We should not be reading the San Bernardino case as an expose of one place that is “doing it wrong” when it comes to its GBT inmates. The “Alternative Lifestyle Tank” method of separating GBT inmates from the general population is not typical. Usually, GBT inmates must be with the general population, or else they are held in solitary confinement “for their protection.” These options come with their own risks to LGBT inmates.
Jane Doe is fighting for her right to be acknowledged as the young woman that she is. Her being addressed by the wrong pronouns and name are signs of willful neglect and mistreatment, and we should absolutely have her back as she fights for them. It’s also important to remember that her case is one amongst an unknown number of transgender kids in DCF custody. It’s also not a horrible exception to sunshiny lives of other kids who identify with the gender they were assigned at birth. It’s a whole system that is dramatically underfunded and ill-equipped to care for its kids, which mirrors and feeds a criminal justice system that we know to be oppressive in pretty much every possible way.
It’s interesting to see these two cases drop within days of each other. The plaintiffs in these cases are not the first trans or LGB people to be discriminated against while in the custody of the state. Not by a long shot. What these cases show is that we are in a moment where the legal system might actually be equipped to respond to one of the multitude of ways trans and LGB people are stripped of their rights.
Is this a good thing? On the one hand, yes, it is good. It means that there is actually a mechanism of accountability that trans and LGB people can turn to! It means we have lawyers and national organizations like the ACLU who are equipped to take on these fights. It means there is a glimmer of hope that things might get better for Jane, or that the people incarcerated at WVDC will be able to work at reducing their sentences while also not being exposed to abuse and harassment from non-GBT inmates.
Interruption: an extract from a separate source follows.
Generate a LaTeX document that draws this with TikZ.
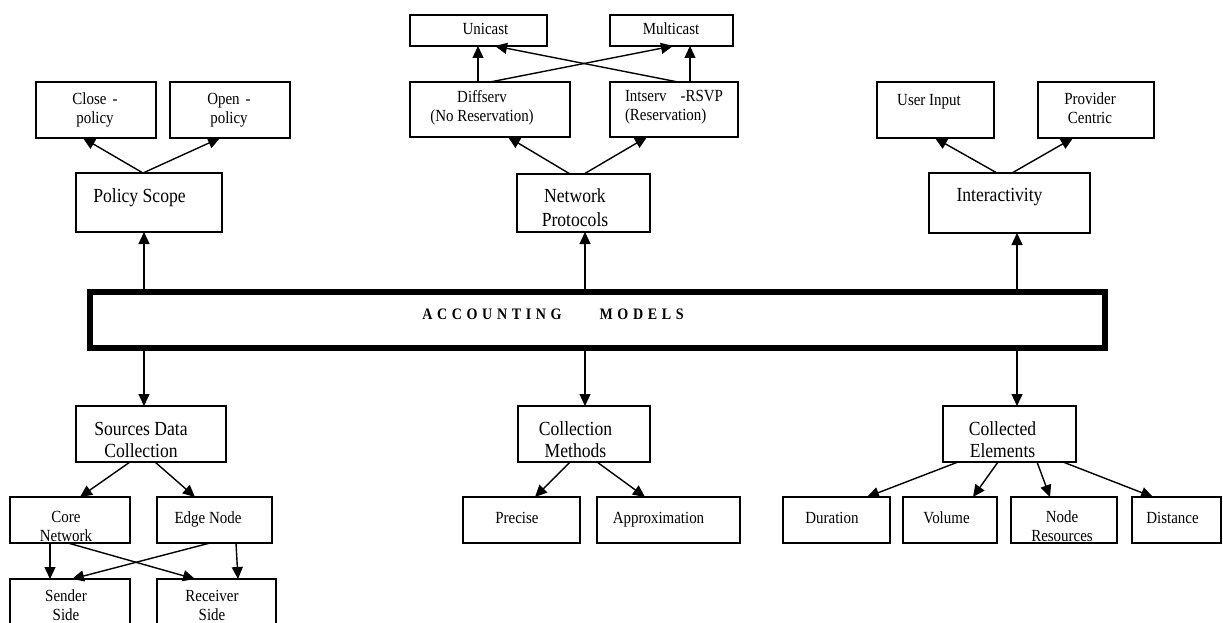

But on the other hand, wins in these cases would mean that the criminal justice system can expand in its capacity to incarcerate LGBT people in a way that is seen as acceptable. And when the system expands in its capacity, it ultimately means more of us will be swallowed up by it, particularly people of color within our communities, who are already disproportionately targeted by the prison industrial complex and the school-to-prison pipeline. Even if prisons and jails and detention centers and juvenile correction facilities become safER for individuals held there, the prison system continues to be a mechanism to police and oppress and dehumanize. As CeCe McDonald reminds us: “men’s prison, women’s prison, trans prison, or unicorn prison — no prison is safe.”
As these suits go forward, it’s important to fight for Jane and the plaintiffs in the San Bernardino suit. It’s also important to remain critical of the current function of the justice system as a whole, particularly as it works to incarcerate more and more people from marginalized communities, and to work on envisioning alternatives to incarceration altogether.